Et pour ce faire tous les moyens sont bons, un rythme soutenue, un bandeau défilant qui hypnotise, mais surtout une dramatisation de tous les instants ; faut les comprendre, s’ils veulent garder le téléspectateur captif il faut que ça bouge, il faut du sensationnel, il faut du saignant, quitte à tordre un peu la vérité ou à en faire beaucoup trop pour garder l’audience. Rien n’est plus terrible pour ces médias qu’un calme jour d’été avec des politiques en vacances, du sport en pointillé et un grand ciel bleu qui détourne les foules de leurs petits écrans. Donc, quand on tient un sujet on ne le lâche pas du jarret, comme un Rottweiler.
Ces petites explications pour essayer de vous faire comprendre comment une épidémie, réellement dramatique, sur le continent africain se transforme en « fin du monde » ici. Sur un sujet de cet acabit il faut se défoncer, non pas pour informer, éclairer, instruire, mais pour capter le quidam. Nous avons donc droit à des reportages hystériques sur…la prochaine arrivée du virus à Paris Charles de Gaulle (l’aéroport de la capitale). Je n’ai pas vu (ou j’ai raté) de reportages sur le travail des équipes médicales sur le terrain, sur la logistique mise en œuvre, sur le rôle de l’OMS (Organisation Mondiale de la Santé). Non, ce qu’il faut c’est du sensationnel, de la peur : on montre des cadavres, des mourants, des scènes de panique, des frontières passoires, il faut faire monter la sauce coco !

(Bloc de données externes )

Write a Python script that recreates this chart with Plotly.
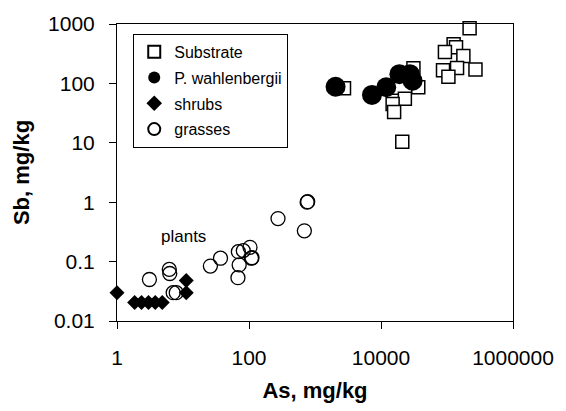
import plotly.graph_objects as go

# ---- data ----
substrate_as = [2750, 31000, 36700, 15400, 23000, 15000, 15800, 21000,
                220000, 126000, 137000, 93000, 177000, 87000, 142000, 270000, 105000]
substrate_sb = [83, 180, 86, 51, 55, 45, 33, 10.4,
                850, 454, 408, 339, 289, 167, 181, 171, 129]

pw_as = [2050, 7300, 12000, 19000, 27400, 30100]
pw_sb = [88, 64, 86, 143, 143, 111]

shrubs_as = [1, 1.85, 2.35, 3.0, 3.8, 4.85, 11.2, 11.2]
shrubs_sb = [0.030, 0.0205, 0.0205, 0.0205, 0.0205, 0.0205, 0.048, 0.030]

grasses_as = [3.1, 6.2, 6.3, 7.1, 7.9, 26, 37, 69, 82, 103.5, 71, 68, 109, 111, 275, 775, 760, 690]
grasses_sb = [0.050, 0.074, 0.063, 0.030, 0.030, 0.084, 0.114, 0.147, 0.153, 0.174,
              0.088, 0.0536, 0.114, 0.116, 0.53, 1.02, 1.0, 0.33]

x_ticks = [1, 100, 10000, 1000000]
x_ticklabels = ["1", "100", "10000", "1000000"]
y_ticks = [0.01, 0.1, 1, 10, 100, 1000]
y_ticklabels = ["0.01", "0.1", "1", "10", "100", "1000"]

FONT = "Liberation Sans, Arial, sans-serif"

fig = go.Figure()
fig.add_trace(go.Scatter(
    x=substrate_as, y=substrate_sb, mode="markers", name="Substrate",
    legendgroup="a", cliponaxis=False,
    marker=dict(symbol="square", size=13, color="white",
                line=dict(color="black", width=1.5))))
fig.add_trace(go.Scatter(
    x=pw_as, y=pw_sb, mode="markers", name="P. wahlenbergii",
    legendgroup="b", cliponaxis=False,
    marker=dict(symbol="circle", size=20, color="black",
                line=dict(color="black", width=0))))
fig.add_trace(go.Scatter(
    x=shrubs_as, y=shrubs_sb, mode="markers", name="shrubs",
    legendgroup="c", cliponaxis=False,
    marker=dict(symbol="diamond", size=11.5, color="black",
                line=dict(color="black", width=0))))
fig.add_trace(go.Scatter(
    x=grasses_as, y=grasses_sb, mode="markers", name="grasses",
    legendgroup="d", cliponaxis=False,
    marker=dict(symbol="circle", size=14, color="rgba(255,255,255,0)",
                line=dict(color="black", width=1.3))))

fig.add_annotation(x=1.015, y=-0.577, xref="x", yref="y", text="plants",
                   showarrow=False, font=dict(family=FONT, size=17, color="black"))

fig.update_layout(
    width=566, height=411,
    margin=dict(l=117, r=50, t=23, b=88),
    paper_bgcolor="white", plot_bgcolor="white",
    font=dict(family=FONT, size=21, color="black"),
    showlegend=True,
    legend=dict(x=0.041, y=0.967, xanchor="left", yanchor="top",
                bordercolor="black", borderwidth=1, bgcolor="white",
                font=dict(family=FONT, size=16, color="black"),
                itemsizing="constant", itemwidth=30, tracegroupgap=2,
                traceorder="grouped"),
    xaxis=dict(type="log", range=[0, 6], tickvals=x_ticks, ticktext=x_ticklabels,
               showgrid=False, zeroline=False, showline=True, linecolor="black",
               linewidth=1, mirror=True, ticks="outside", ticklen=7, tickcolor="black",
               tickfont=dict(family=FONT, size=21), ticklabelstandoff=11,
               title=dict(text="<b>As, mg/kg</b>", font=dict(family=FONT, size=22), standoff=14)),
    yaxis=dict(type="log", range=[-2, 3], tickvals=y_ticks, ticktext=y_ticklabels,
               showgrid=False, zeroline=False, showline=True, linecolor="black",
               linewidth=1, mirror=True, ticks="outside", ticklen=7, tickcolor="black",
               tickfont=dict(family=FONT, size=21), ticklabelstandoff=10,
               title=dict(text="<b>Sb, mg/kg</b>", font=dict(family=FONT, size=22), standoff=12)),
)

fig.write_html("out.html")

Prenez par exemple l’infirmière volontaire de MSF (Médecin Sans Frontières) infectée par le virus et rapatriée en France ce week-end. Innocemment je pensais voir au moins un reportage sur ces personnels soignants bénévoles qui vont risquer leurs vies pour sauver celles d’autrui, par exemple suivre un médecin depuis son embarquement jusqu’à ses longues journées de travail dans un endroit isolé de la Guinée forestière. Imbécile que je suis, tout ce que nous avons eu droit, sur toutes les chaines de télévision, c’est le « cul » de l’ambulance qui transportait la jeune femme, et le commentaire de la boulangère face à l’hôpital qui espérait « qu’ils ne vont pas laisser échapper leur machin »
Vous touiez ça pendant un bon mois, vous comptez les morts, vous pointez un pistolet/thermomètre sur tous les fronts un peu transpirant et PAF : le virus il est dans ma cuisine !
Nous engendrons une société de la peur, repliée sur elle-même, incapable de regarder l’autre sans se demander pourquoi il vous veut du mal. Et franchement y’a des jours ou on déprimerait rapidement.
Rassurez-vous, l’info, la vraie, elle existe, mais il faut faire l’effort d’aller la chercher, sur Arte, sur la 5, sur le web, Courrier International, etc. Et quand vous aurez pris l’habitude de surfer sur toute cette matière grise mise à votre disposition et bien… vous craquerez : vous croiserez tôt ou tard le couillon de service qui ne voudra pas vous serre la main à la machine à café « à cause du virus ».